If Paxton misses any significant amount of time, it will be tough to swallow, particularly with starter Hisashi Iwakuma already on the disabled list and most likely still weeks away from returning from a lat strain and a setback during rehab. Prior to Thursday, in which Paxton ended up giving up four runs (three earned) on eight hits in 4 2/3 innings, he had won three consecutive decisions and given up a total of six earned runs over his last five starts, which spanned a total of 34 innings.
He wasn't even hit that hard on Thursday, either. The Indians' pivotal inning, the fourth, included an infield single off the bat of Jose Ramirez that Paxton couldn't quite get control of and a walk to Michael Bourn to load the bases. That led to a Jason Kipnis RBI single and a soft grounder by Mike Aviles that shortstop Chris Taylor charged and couldn't field, allowing another run to score. Taylor was given an error on the play, and the next batter, Michael Brantley, drove in the third run of the frame with a groundout to first.
"That's part of baseball," Mariners manager Lloyd McClendon said. "The play that hurt us was probably the walk to Bourn.

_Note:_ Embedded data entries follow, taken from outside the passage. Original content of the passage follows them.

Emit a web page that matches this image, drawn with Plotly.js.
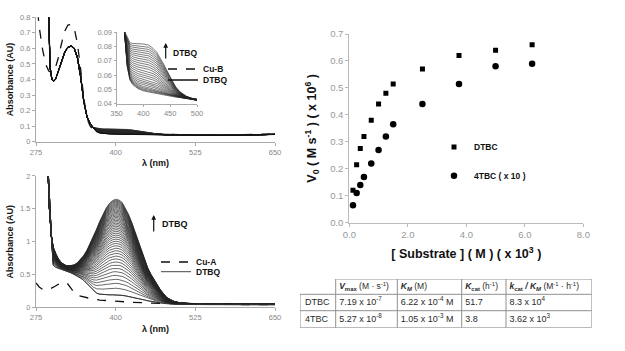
<!DOCTYPE html>
<html>
<head>
<meta charset="utf-8">
<script src="https://cdn.plot.ly/plotly-3.0.1.min.js"></script>
<style>html,body{margin:0;padding:0;background:#fff;}#chart{width:625px;height:351px;}</style>
</head>
<body>
<div id="chart"></div>
<script>
// ---------- Top panel (Cu-B + DTBQ growth) ----------
const wlCuB = [275, 278, 280, 285, 290, 295, 300, 305, 310, 315, 320, 325, 330, 335, 340, 345, 350, 355, 360, 365, 370, 380, 400, 450, 500, 550, 600, 650];
const cuB   = [0.95, 0.82, 0.74, 0.60, 0.50, 0.455, 0.444, 0.47, 0.54, 0.63, 0.71, 0.75, 0.755, 0.73, 0.63, 0.47, 0.28, 0.15, 0.10, 0.075, 0.064, 0.057, 0.054, 0.050, 0.046, 0.045, 0.046, 0.050];

const wlTop = [294, 297, 300, 303, 306, 310, 315, 320, 325, 330, 335, 340, 345, 350, 355, 360, 365, 370, 375, 380, 390, 400, 410, 418, 425, 437, 450, 460, 468, 480, 490, 500, 525, 550, 575, 600, 625, 650];
const dtbqTopFirst = [1.0, 0.48, 0.40, 0.39, 0.405, 0.45, 0.52, 0.575, 0.607, 0.615, 0.60, 0.54, 0.42, 0.26, 0.16, 0.115, 0.09, 0.066, 0.0566, 0.0535, 0.0505, 0.049, 0.0482, 0.0476, 0.047, 0.0461, 0.0452, 0.0446, 0.0443, 0.0436, 0.0430, 0.0421, 0.041, 0.0405, 0.041, 0.0425, 0.0445, 0.047];
const dtbqTopLast  = [1.0, 0.48, 0.40, 0.39, 0.405, 0.45, 0.52, 0.575, 0.607, 0.615, 0.60, 0.54, 0.42, 0.26, 0.16, 0.115, 0.09, 0.087, 0.0827, 0.0822, 0.082, 0.0818, 0.081, 0.0788, 0.076, 0.0683, 0.0589, 0.052, 0.0484, 0.0452, 0.0438, 0.0428, 0.0413, 0.0407, 0.0412, 0.0427, 0.0447, 0.0472];
// absorbance at 400 nm of each recorded DTBQ spectrum (top panel)
const dtbqTopAt400 = [0.049, 0.0496, 0.0503, 0.0511, 0.052, 0.0531, 0.0543, 0.0556, 0.057, 0.0585, 0.060, 0.0616, 0.0632, 0.0648, 0.0664, 0.068, 0.0696, 0.0712, 0.0728, 0.0743, 0.0758, 0.0773, 0.0788, 0.0803, 0.0818];

// ---------- Bottom panel (Cu-A + DTBQ growth) ----------
const wlCuA = [275, 280, 285, 290, 295, 300, 305, 310, 315, 320, 325, 330, 335, 340, 350, 360, 375, 400, 425, 450, 475, 500, 550, 600, 650];
const cuA   = [0.37, 0.31, 0.275, 0.265, 0.27, 0.29, 0.32, 0.35, 0.375, 0.38, 0.355, 0.29, 0.215, 0.18, 0.155, 0.135, 0.11, 0.09, 0.077, 0.066, 0.057, 0.050, 0.045, 0.042, 0.040];

const wlBot = [293, 296, 299, 302, 306, 310, 315, 320, 325, 330, 335, 340, 345, 350, 355, 360, 365, 370, 375, 380, 385, 390, 395, 400, 405, 410, 415, 420, 425, 430, 435, 440, 445, 450, 455, 460, 465, 470, 475, 480, 490, 500, 510, 525, 550, 575, 600, 625, 650];
const dtbqBotFirst = [2.3, 1.6, 1.1, 0.64, 0.61, 0.595, 0.58, 0.565, 0.545, 0.525, 0.50, 0.475, 0.445, 0.41, 0.36, 0.30, 0.25, 0.215, 0.20, 0.193, 0.19, 0.19, 0.19, 0.19, 0.187, 0.182, 0.175, 0.166, 0.156, 0.146, 0.135, 0.124, 0.112, 0.10, 0.09, 0.081, 0.073, 0.066, 0.06, 0.056, 0.05, 0.046, 0.044, 0.042, 0.041, 0.04, 0.04, 0.04, 0.04];
const dtbqBotLast  = [2.3, 1.5, 1.1, 0.92, 0.82, 0.74, 0.68, 0.645, 0.63, 0.635, 0.645, 0.68, 0.73, 0.79, 0.87, 0.97, 1.075, 1.19, 1.31, 1.42, 1.51, 1.58, 1.625, 1.645, 1.635, 1.60, 1.52, 1.42, 1.30, 1.16, 1.01, 0.86, 0.73, 0.61, 0.51, 0.42, 0.35, 0.27, 0.20, 0.15, 0.095, 0.07, 0.06, 0.055, 0.053, 0.052, 0.051, 0.051, 0.05];
// absorbance at 400 nm of each recorded DTBQ spectrum (bottom panel)
const dtbqBotAt400 = [0.19, 0.29, 0.365, 0.426, 0.487, 0.543, 0.594, 0.644, 0.69, 0.736, 0.78, 0.822, 0.862, 0.90, 0.937, 0.972, 1.006, 1.039, 1.07, 1.10, 1.129, 1.157, 1.184, 1.21, 1.235, 1.259, 1.282, 1.305, 1.327, 1.348, 1.369, 1.389, 1.409, 1.428, 1.447, 1.466, 1.484, 1.502, 1.52, 1.537, 1.554, 1.57, 1.586, 1.602, 1.617, 1.631, 1.645];

// ---------- Kinetics ----------
const substrate = [0.125, 0.25, 0.375, 0.5, 0.75, 1.0, 1.25, 1.5, 2.5, 3.75, 5.0, 6.25];
const dtbcV0    = [0.12, 0.215, 0.275, 0.32, 0.38, 0.44, 0.48, 0.515, 0.57, 0.62, 0.64, 0.66];
const tbcV0     = [0.065, 0.11, 0.14, 0.17, 0.22, 0.27, 0.32, 0.365, 0.44, 0.515, 0.58, 0.59];

// ---------- Table ----------
const tableHeader = ['', '<b><i>V</i></b><sub><b>max</b></sub> (M · s<sup>-1</sup>)', '<b><i>K</i></b><sub><b><i>M</i></b></sub> (M)', '<b><i>K</i></b><sub><b>cat</b></sub> (h<sup>-1</sup>)', '<b><i>k</i></b><sub><b>cat</b></sub><b><i> / K</i></b><sub><b><i>M</i></b></sub> (M<sup>-1</sup> · h<sup>-1</sup>)'];
const rowLabel = ['DTBC', '4TBC'];
const vmaxVal  = ['7.19 x 10<sup>-7</sup>', '5.27 x 10<sup>-8</sup>'];
const kmVal    = ['6.22 x 10<sup>-4</sup> M', '1.05 x 10<sup>-3</sup> M'];
const kcatVal  = ['51.7', '3.8'];
const effVal   = ['8.3 x 10<sup>4</sup>', '3.62 x 10<sup>3</sup>'];

// ---------- build ----------
const FONT = 'Liberation Sans, Arial, sans-serif';
const traces = [];
function family(wl, first, last, levels, xa, ya, w) {
  const i400 = wl.indexOf(400);
  levels.forEach((lv) => {
    const f = (lv - first[i400]) / (last[i400] - first[i400]);
    traces.push({
      type: 'scatter', mode: 'lines', x: wl, y: first.map((v, j) => v + f * (last[j] - v)),
      xaxis: xa, yaxis: ya, line: {color: '#262626', width: w},
      showlegend: false, hoverinfo: 'skip'
    });
  });
}
// top main
traces.push({type:'scatter', mode:'lines', x: wlCuB, y: cuB, xaxis:'x', yaxis:'y', name:'<b>Cu-B</b>', line:{color:'#111', width:1.3, dash:'dash'}, legend:'legend'});
family(wlTop, dtbqTopFirst, dtbqTopLast, dtbqTopAt400, 'x', 'y', 0.7);
traces.push({type:'scatter', mode:'lines', x: wlTop, y: dtbqTopFirst, xaxis:'x', yaxis:'y', name:'<b>DTBQ</b>', line:{color:'#111', width:1.3}, legend:'legend2'});
// inset
family(wlTop, dtbqTopFirst, dtbqTopLast, dtbqTopAt400, 'x2', 'y2', 0.6);
// bottom
family(wlBot, dtbqBotFirst, dtbqBotLast, dtbqBotAt400, 'x3', 'y3', 0.7);
traces.push({type:'scatter', mode:'lines', x: wlCuA, y: cuA, xaxis:'x3', yaxis:'y3', name:'<b>Cu-A</b>', line:{color:'#111', width:1.3, dash:'dash'}, legend:'legend3'});
traces.push({type:'scatter', mode:'lines', x: wlBot, y: dtbqBotFirst, xaxis:'x3', yaxis:'y3', name:'<b>DTBQ</b>', line:{color:'#333', width:0.9}, legend:'legend4'});
// kinetics
traces.push({type:'scatter', mode:'markers', x: substrate, y: dtbcV0, xaxis:'x4', yaxis:'y4', name:'<b>DTBC</b>', marker:{symbol:'square', size:5, color:'#000'}, legend:'legend5'});
traces.push({type:'scatter', mode:'markers', x: substrate, y: tbcV0, xaxis:'x4', yaxis:'y4', name:'<b>4TBC ( x 10 )</b>', marker:{symbol:'circle', size:6.5, color:'#000'}, legend:'legend6'});

// table, drawn on its own pixel-unit axes (x5/y5)
const colW = [35.7, 61.6, 64.4, 44.3, 85.7];
const rowH = [15.3, 16.4, 17];
const xb = [0]; colW.forEach(w => xb.push(xb[xb.length - 1] + w));
const yb = [0]; rowH.forEach(h => yb.push(yb[yb.length - 1] + h));
const W = xb[xb.length - 1], H = yb[yb.length - 1];
const gx = [], gy = [];
yb.forEach((y, i) => { gx.push(i === 0 ? xb[1] : 0, W, null); gy.push(y, y, null); });
xb.forEach((x, i) => { gx.push(x, x, null); gy.push(i === 0 ? yb[1] : 0, H, null); });
traces.push({type:'scatter', mode:'lines', x: gx, y: gy, xaxis:'x5', yaxis:'y5', line:{color:'#8f8f8f', width:1}, showlegend:false, hoverinfo:'skip', cliponaxis:false});
const tableCols = [[tableHeader[0]].concat(rowLabel), [tableHeader[1]].concat(vmaxVal), [tableHeader[2]].concat(kmVal), [tableHeader[3]].concat(kcatVal), [tableHeader[4]].concat(effVal)];
const tx = [], ty = [], tt = [], ts = [];
tableCols.forEach((col, c) => col.forEach((s, r) => {
  tx.push(xb[c] + (c === 0 ? 5 : 3.5)); ty.push((yb[r] + yb[r + 1]) / 2 + 0.3); tt.push(s); ts.push(r === 0 ? 8.5 : 9);
}));
traces.push({type:'scatter', mode:'text', x: tx, y: ty, text: tt, textposition:'middle right', xaxis:'x5', yaxis:'y5',
  textfont:{family: FONT, size: ts, color:'#2a2a2a'}, marker:{size:0}, showlegend:false, hoverinfo:'skip', cliponaxis:false});

const tickF = {family: FONT, size: 7.5, color: '#888'};
function specX(domain, anchor, title) {
  return {domain, anchor, range: [275, 650], tickvals: [275, 400, 525, 650], showline: true, linecolor: '#aaa', linewidth: 1,
    ticks: 'outside', ticklen: 3, tickcolor: '#aaa', tickfont: tickF, showgrid: false, zeroline: false,
    title: {text: title, font: {family: FONT, size: 9, color: '#111'}, standoff: 4}};
}
const layout = {
  width: 625, height: 351, margin: {l: 0, r: 0, t: 0, b: 0}, paper_bgcolor: '#fff', plot_bgcolor: 'rgba(0,0,0,0)',
  font: {family: FONT}, showlegend: true,
  xaxis: specX([0.0576, 0.44], 'y', '<b>λ (nm)</b>'),
  yaxis: {domain: [0.5963, 0.9507], anchor: 'x', range: [0, 0.8], dtick: 0.1, showline: true, linecolor: '#aaa', ticks: 'outside', ticklen: 3, tickcolor: '#aaa', tickfont: tickF, showgrid: false, zeroline: false,
    title: {text: '<b>Absorbance (AU)</b>', font: {family: FONT, size: 9, color: '#111'}, standoff: 4}},
  xaxis2: {domain: [0.1864, 0.3152], anchor: 'y2', range: [350, 500], tickvals: [350, 400, 450, 500], showline: true, linecolor: '#aaa', ticks: 'outside', ticklen: 2, tickcolor: '#aaa', tickfont: tickF, showgrid: false, zeroline: false},
  yaxis2: {domain: [0.7046, 0.908], anchor: 'x2', range: [0.04, 0.09], dtick: 0.01, tickformat: '.2f', showline: true, linecolor: '#aaa', ticks: 'outside', ticklen: 2, tickcolor: '#aaa', tickfont: tickF, showgrid: false, zeroline: false},
  xaxis3: specX([0.0576, 0.44], 'y3', '<b>λ (nm)</b>'),
  yaxis3: {domain: [0.1245, 0.4986], anchor: 'x3', range: [0, 2], dtick: 0.5, showline: true, linecolor: '#aaa', ticks: 'outside', ticklen: 3, tickcolor: '#aaa', tickfont: tickF, showgrid: false, zeroline: false,
    title: {text: '<b>Absorbance (AU)</b>', font: {family: FONT, size: 9, color: '#111'}, standoff: 4}},
  xaxis4: {domain: [0.5589, 0.9333], anchor: 'y4', range: [0, 8], dtick: 2, tickformat: '.1f', showline: true, linecolor: '#bbb', ticks: 'outside', ticklen: 3, tickcolor: '#bbb',
    tickfont: {family: FONT, size: 9.5, color: '#999'}, showgrid: false, zeroline: false,
    title: {text: '<b>[ Substrate ] ( M ) ( x 10<sup>3</sup> )</b>', font: {family: FONT, size: 12.5, color: '#111'}, standoff: 10}},
  yaxis4: {domain: [0.3655, 0.9031], anchor: 'x4', range: [0, 0.7], dtick: 0.1, tickformat: '.1f', showline: true, linecolor: '#bbb', ticks: 'outside', ticklen: 3, tickcolor: '#bbb',
    tickfont: {family: FONT, size: 9.5, color: '#999'}, showgrid: false, zeroline: false,
    title: {text: '<b>V<sub>0</sub> ( M s<sup>-1</sup> ) ( x 10<sup>6</sup> )</b>', font: {family: FONT, size: 12.5, color: '#111'}, standoff: 10}},
  xaxis5: {domain: [300/625, (300 + W)/625], anchor: 'y5', range: [0, W], visible: false, fixedrange: true},
  yaxis5: {domain: [1 - (279 + H)/351, 1 - 279/351], anchor: 'x5', range: [H, 0], visible: false, fixedrange: true},
  annotations: [
    {xref: 'paper', yref: 'paper', x: 165.7/625, y: 1 - 43/351, ax: 0, ay: 17, text: '', showarrow: true, arrowhead: 2, arrowsize: 0.8, arrowwidth: 1.2, arrowcolor: '#111'},
    {xref: 'paper', yref: 'paper', x: 171/625, y: 1 - 52.5/351, xanchor: 'left', yanchor: 'middle', showarrow: false, text: '<b>DTBQ</b>', font: {family: FONT, size: 8.5, color: '#111'}},
    {xref: 'paper', yref: 'paper', x: 153.7/625, y: 1 - 215/351, ax: 0, ay: 18, text: '', showarrow: true, arrowhead: 2, arrowsize: 0.8, arrowwidth: 1.2, arrowcolor: '#111'},
    {xref: 'paper', yref: 'paper', x: 159.5/625, y: 1 - 224.3/351, xanchor: 'left', yanchor: 'middle', showarrow: false, text: '<b>DTBQ</b>', font: {family: FONT, size: 9, color: '#111'}}
  ]
};
function lg(xText, yc) {
  return {x: (xText - 40) / 625, y: 1 - yc / 351, xanchor: 'left', yanchor: 'middle', bgcolor: 'rgba(0,0,0,0)', borderwidth: 0,
    font: {family: FONT, size: 8.5, color: '#111'}, tracegroupgap: 0};
}
layout.legend  = lg(203, 69);
layout.legend2 = lg(203, 80);
layout.legend3 = lg(196, 262);
layout.legend4 = lg(196, 271.7);
layout.legend5 = lg(474, 147);
layout.legend6 = lg(474, 175.7);

Plotly.newPlot('chart', traces, layout, {staticPlot: true, displayModeBar: false});
</script>
</body>
</html>
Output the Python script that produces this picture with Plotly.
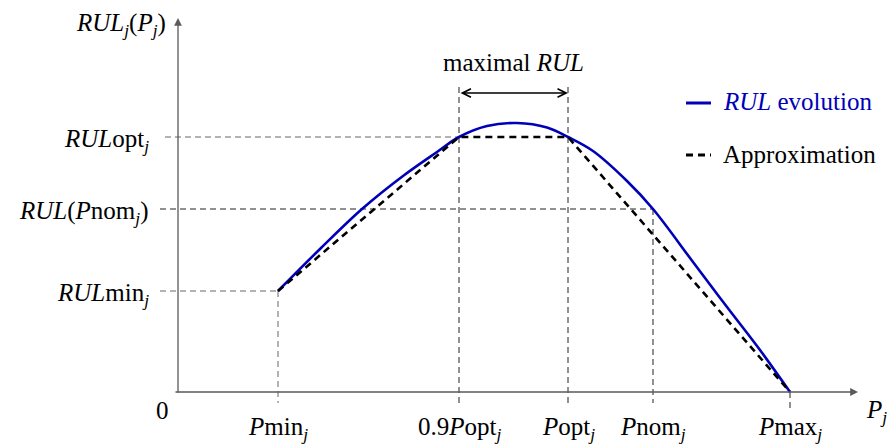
import plotly.graph_objects as go

# ---- data (arbitrary conceptual units) ----
P_min, P_09opt, P_opt, P_nom, P_max = 1.00, 2.81, 3.90, 4.75, 6.12
RUL_min, RUL_nom, RUL_opt = 1.01, 1.83, 2.55

rul_x = [1.00, 1.42, 1.84, 2.25, 2.59, 2.81, 3.09, 3.39, 3.69, 3.90, 4.15, 4.49, 4.75, 5.15, 5.49, 5.82, 6.12]
rul_y = [1.01, 1.43, 1.83, 2.16, 2.40, 2.55, 2.66, 2.69, 2.645, 2.55, 2.41, 2.11, 1.83, 1.30, 0.85, 0.42, 0.00]

approx_x = [P_min, P_09opt, P_opt, P_max]
approx_y = [RUL_min, RUL_opt, RUL_opt, 0.0]

x_ticks = [P_min, P_09opt, P_opt, P_nom, P_max]
x_tick_labels = ["<i>P</i>min<sub><i>j</i></sub>", "0.9<i>P</i>opt<sub><i>j</i></sub>",
                 "<i>P</i>opt<sub><i>j</i></sub>", "<i>P</i>nom<sub><i>j</i></sub>",
                 "<i>P</i>max<sub><i>j</i></sub>"]
y_ticks = [RUL_opt, RUL_nom, RUL_min]
y_tick_labels = ["<i>RUL</i>opt<sub><i>j</i></sub>", "<i>RUL</i>(<i>P</i>nom<sub><i>j</i></sub>)",
                 "<i>RUL</i>min<sub><i>j</i></sub>"]

FONT = "Liberation Serif"
FS = 25
BLUE = "rgb(0,0,185)"
AXC = "#5a5a5a"

fig = go.Figure()
fig.add_trace(go.Scatter(x=rul_x, y=rul_y, mode="lines", line=dict(color=BLUE, width=2.6, shape="spline", smoothing=1.0),
                         hoverinfo="skip", showlegend=False))
fig.add_trace(go.Scatter(x=approx_x, y=approx_y, mode="lines", line=dict(color="black", width=2.6, dash="7px,5px"),
                         hoverinfo="skip", showlegend=False))

shapes = []
def dline(x0, y0, x1, y1, color="#333333"):
    shapes.append(dict(type="line", xref="x", yref="y", x0=x0, y0=y0, x1=x1, y1=y1,
                       line=dict(color=color, width=1, dash="6px,4px"), layer="below"))

# horizontal guides
dline(-0.13, RUL_opt, P_09opt, RUL_opt, "#666666")
dline(-0.18, RUL_nom, P_nom, RUL_nom, "#222222")
dline(-0.18, RUL_min, P_min, RUL_min, "#666666")
# vertical guides
dline(P_min, RUL_min, P_min, -0.11, "#666666")
dline(P_09opt, 3.05, P_09opt, -0.11, "#222222")
dline(P_opt, 3.05, P_opt, -0.11, "#222222")
dline(P_nom, RUL_nom, P_nom, -0.11, "#222222")
dline(P_max, 0, P_max, -0.16, "#222222")

# legend samples (paper coords)
shapes.append(dict(type="line", xref="paper", yref="paper", x0=686/892, x1=711/892, y0=1-103/448, y1=1-103/448,
                   line=dict(color=BLUE, width=3)))
shapes.append(dict(type="line", xref="paper", yref="paper", x0=686/892, x1=711/892, y0=1-155/448, y1=1-155/448,
                   line=dict(color="black", width=3, dash="7px,5px")))

ann = []
# axes with arrows
ann.append(dict(x=6.80, y=0, ax=-0.04, ay=0, xref="x", yref="y", axref="x", ayref="y", text="",
                showarrow=True, arrowhead=2, arrowsize=1.2, arrowwidth=1.3, arrowcolor=AXC))
ann.append(dict(x=0, y=3.74, ax=0, ay=-0.02, xref="x", yref="y", axref="x", ayref="y", text="",
                showarrow=True, arrowhead=2, arrowsize=1.2, arrowwidth=1.3, arrowcolor=AXC))
# maximal RUL double arrow
ann.append(dict(x=P_opt, y=2.99, ax=P_09opt, ay=2.99, xref="x", yref="y", axref="x", ayref="y", text="",
                showarrow=True, arrowhead=5, startarrowhead=5, arrowside="end+start", arrowsize=1.3,
                startarrowsize=1.3, arrowwidth=1.3, arrowcolor="black"))
ann.append(dict(x=(P_09opt + P_opt) / 2, y=3.30, xref="x", yref="y", text="maximal <i>RUL</i>",
                showarrow=False, font=dict(family=FONT, size=FS, color="black")))

# tick labels
for xv, lab in zip(x_ticks, x_tick_labels):
    ann.append(dict(x=xv, y=-0.19, xref="x", yref="y", text=lab, showarrow=False, yanchor="top",
                    xanchor="center", font=dict(family=FONT, size=FS, color="black")))
for yv, lab in zip(y_ticks, y_tick_labels):
    ann.append(dict(x=-0.27, y=yv - 0.03, xref="x", yref="y", text=lab, showarrow=False, yanchor="middle",
                    xanchor="right", font=dict(family=FONT, size=FS, color="black")))
ann.append(dict(x=-0.16, y=-0.18, xref="x", yref="y", text="0", showarrow=False,
                font=dict(family=FONT, size=FS, color="black")))
ann.append(dict(x=6.98, y=-0.19, xref="x", yref="y", text="<i>P</i><sub><i>j</i></sub>", showarrow=False,
                font=dict(family=FONT, size=FS, color="black")))
ann.append(dict(x=-0.10, y=3.68, xref="x", yref="y", text="<i>RUL</i><sub><i>j</i></sub>(<i>P</i><sub><i>j</i></sub>)",
                showarrow=False, xanchor="right", font=dict(family=FONT, size=FS, color="black")))
# legend texts
ann.append(dict(x=721/892, y=1-102/448, xref="paper", yref="paper", text="<i>RUL</i> evolution", showarrow=False,
                xanchor="left", yanchor="middle", font=dict(family=FONT, size=FS, color=BLUE)))
ann.append(dict(x=721/892, y=1-154/448, xref="paper", yref="paper", text="Approximation", showarrow=False,
                xanchor="left", yanchor="middle", font=dict(family=FONT, size=FS, color="black")))

fig.update_layout(
    width=892, height=448, margin=dict(l=0, r=0, t=0, b=0),
    paper_bgcolor="white", plot_bgcolor="white",
    xaxis=dict(range=[-1.78, 7.14], visible=False, fixedrange=True),
    yaxis=dict(range=[-0.56, 3.92], visible=False, fixedrange=True),
    shapes=shapes, annotations=ann, showlegend=False,
)

fig.write_html("out.html")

Other than that I thought he threw the ball pretty good."
Paxton agreed, adding, "I think I made pretty good pitches there and they just put it where we weren't."
Now the Mariners will wait and see what the team's medical staff has to say.
"Obviously I'm not happy about it, but I'm staying positive and I don't think it's going to be anything too big, hopefully," Paxton said. "We'll find out tomorrow. Right now it has pretty good movement and it already feels better than it did an hour ago. Hopefully by tomorrow it'll feel much better."